# New Plant substrate, with established gravel substrate ?



## Scherb (Feb 10, 2011)

Hello. so i know this stuff works good on a new tank cause it has bio in the bag, but now i want to use it in a established tank. the directions say not to pour over the old substrate but to mix it in with the old witch is fine. the part i don't get is it say's to pour out all the water from the bag cause you don't want the bio in there, this makes no sense to me. i would think the bio in the bag would help with any bio loss in the old substrate. what should i do ? Cheers


----------



## CRS Fan (Apr 21, 2010)

Give Eco-Complete a good rinse (to remove any fluidized particulates) in a bucket and feel free to add to your tank. It'll be fine.

Best regards,

Stuart


----------



## Scherb (Feb 10, 2011)

CRS Fan said:


> Give Eco-Complete a good rinse (to remove any fluidized particulates) in a bucket and feel free to add to your tank. It'll be fine.
> 
> Best regards,
> 
> Stuart


Thanks for the reply Stuart. can you ex-plane the fluidized particulates ? and i assume i should mix it in with the old substrate ? Cheers


----------



## Morainy (Apr 21, 2010)

I've added it straight to the tank without pouring off the fluid, with no problems. But I thought that the instructions on my bag of Eco-Complete said not to rinse. This may be a new formulation if it calls for rinsing. 
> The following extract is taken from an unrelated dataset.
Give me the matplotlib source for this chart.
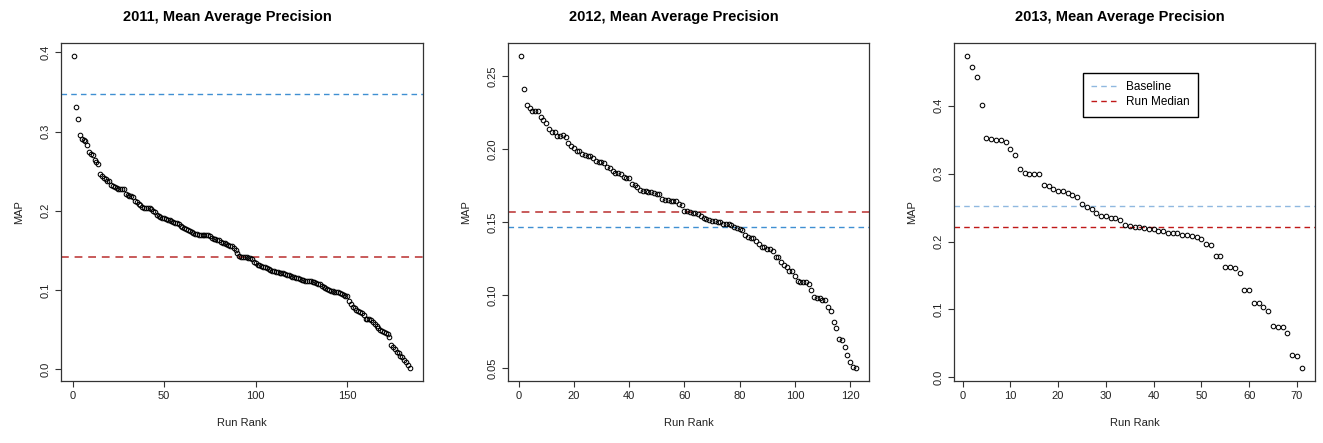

I have also never had any major dust problems with wet Eco-Complete straight from the bag, as long as I added water carefully. It's nice to work with in that way.


----------



## JohnnyAppleSnail (May 30, 2010)

I also poured straight into Tank,no problems whatsoever.


----------



## CRS Fan (Apr 21, 2010)

Scherb said:


> Thanks for the reply Stuart. can you ex-plane the fluidized particulates ? and i assume i should mix it in with the old substrate ? Cheers


Sometimes there can be micro-particles within substrates and this will help remove them that may be in solution (in a semi-wet/moist substrate). Rinsing is not necessary (more of just a personal preference).

Best regards,

Stuart


----------



## Scherb (Feb 10, 2011)

Ok, thanks everyone for the info. i will be adding it later today. Cheers


----------